> _Records supplied_:
····················

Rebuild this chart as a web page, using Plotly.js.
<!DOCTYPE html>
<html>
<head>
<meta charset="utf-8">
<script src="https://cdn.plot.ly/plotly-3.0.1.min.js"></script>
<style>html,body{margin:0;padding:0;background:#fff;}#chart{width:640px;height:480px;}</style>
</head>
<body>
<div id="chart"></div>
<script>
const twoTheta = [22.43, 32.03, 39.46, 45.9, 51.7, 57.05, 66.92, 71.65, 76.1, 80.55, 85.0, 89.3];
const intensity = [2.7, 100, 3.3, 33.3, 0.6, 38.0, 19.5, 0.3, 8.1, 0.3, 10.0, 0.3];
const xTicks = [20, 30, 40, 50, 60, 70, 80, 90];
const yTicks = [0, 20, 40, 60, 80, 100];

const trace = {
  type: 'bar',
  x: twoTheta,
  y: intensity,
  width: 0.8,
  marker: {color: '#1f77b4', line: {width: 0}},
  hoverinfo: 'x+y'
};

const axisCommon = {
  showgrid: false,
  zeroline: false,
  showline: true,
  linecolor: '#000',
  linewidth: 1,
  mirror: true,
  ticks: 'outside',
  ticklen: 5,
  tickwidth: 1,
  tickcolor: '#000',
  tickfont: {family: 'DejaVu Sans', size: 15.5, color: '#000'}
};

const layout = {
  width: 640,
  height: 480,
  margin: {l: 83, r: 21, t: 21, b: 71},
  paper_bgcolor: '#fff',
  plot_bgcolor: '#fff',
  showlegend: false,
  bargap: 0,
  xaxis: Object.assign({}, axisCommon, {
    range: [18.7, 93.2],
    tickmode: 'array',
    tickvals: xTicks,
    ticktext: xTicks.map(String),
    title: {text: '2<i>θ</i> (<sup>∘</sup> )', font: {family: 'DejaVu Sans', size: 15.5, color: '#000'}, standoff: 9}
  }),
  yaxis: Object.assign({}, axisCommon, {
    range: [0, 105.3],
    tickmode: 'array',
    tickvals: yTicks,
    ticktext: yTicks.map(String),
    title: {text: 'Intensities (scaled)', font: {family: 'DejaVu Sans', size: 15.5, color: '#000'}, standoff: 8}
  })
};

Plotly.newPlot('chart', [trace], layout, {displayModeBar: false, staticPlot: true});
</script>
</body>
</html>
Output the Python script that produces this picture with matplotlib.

····················

> _Task description_: Repeat each record in full; every line must match exactly.

> _Exercise answer_:
Rebuild this chart as a web page, using Plotly.js.
<!DOCTYPE html>
<html>
<head>
<meta charset="utf-8">
<script src="https://cdn.plot.ly/plotly-3.0.1.min.js"></script>
<style>html,body{margin:0;padding:0;background:#fff;}#chart{width:640px;height:480px;}</style>
</head>
<body>
<div id="chart"></div>
<script>
const twoTheta = [22.43, 32.03, 39.46, 45.9, 51.7, 57.05, 66.92, 71.65, 76.1, 80.55, 85.0, 89.3];
const intensity = [2.7, 100, 3.3, 33.3, 0.6, 38.0, 19.5, 0.3, 8.1, 0.3, 10.0, 0.3];
const xTicks = [20, 30, 40, 50, 60, 70, 80, 90];
const yTicks = [0, 20, 40, 60, 80, 100];

const trace = {
  type: 'bar',
  x: twoTheta,
  y: intensity,
  width: 0.8,
  marker: {color: '#1f77b4', line: {width: 0}},
  hoverinfo: 'x+y'
};

const axisCommon = {
  showgrid: false,
  zeroline: false,
  showline: true,
  linecolor: '#000',
  linewidth: 1,
  mirror: true,
  ticks: 'outside',
  ticklen: 5,
  tickwidth: 1,
  tickcolor: '#000',
  tickfont: {family: 'DejaVu Sans', size: 15.5, color: '#000'}
};

const layout = {
  width: 640,
  height: 480,
  margin: {l: 83, r: 21, t: 21, b: 71},
  paper_bgcolor: '#fff',
  plot_bgcolor: '#fff',
  showlegend: false,
  bargap: 0,
  xaxis: Object.assign({}, axisCommon, {
    range: [18.7, 93.2],
    tickmode: 'array',
    tickvals: xTicks,
    ticktext: xTicks.map(String),
    title: {text: '2<i>θ</i> (<sup>∘</sup> )', font: {family: 'DejaVu Sans', size: 15.5, color: '#000'}, standoff: 9}
  }),
  yaxis: Object.assign({}, axisCommon, {
    range: [0, 105.3],
    tickmode: 'array',
    tickvals: yTicks,
    ticktext: yTicks.map(String),
    title: {text: 'Intensities (scaled)', font: {family: 'DejaVu Sans', size: 15.5, color: '#000'}, standoff: 8}
  })
};

Plotly.newPlot('chart', [trace], layout, {displayModeBar: false, staticPlot: true});
</script>
</body>
</html>
Output the Python script that produces this picture with matplotlib.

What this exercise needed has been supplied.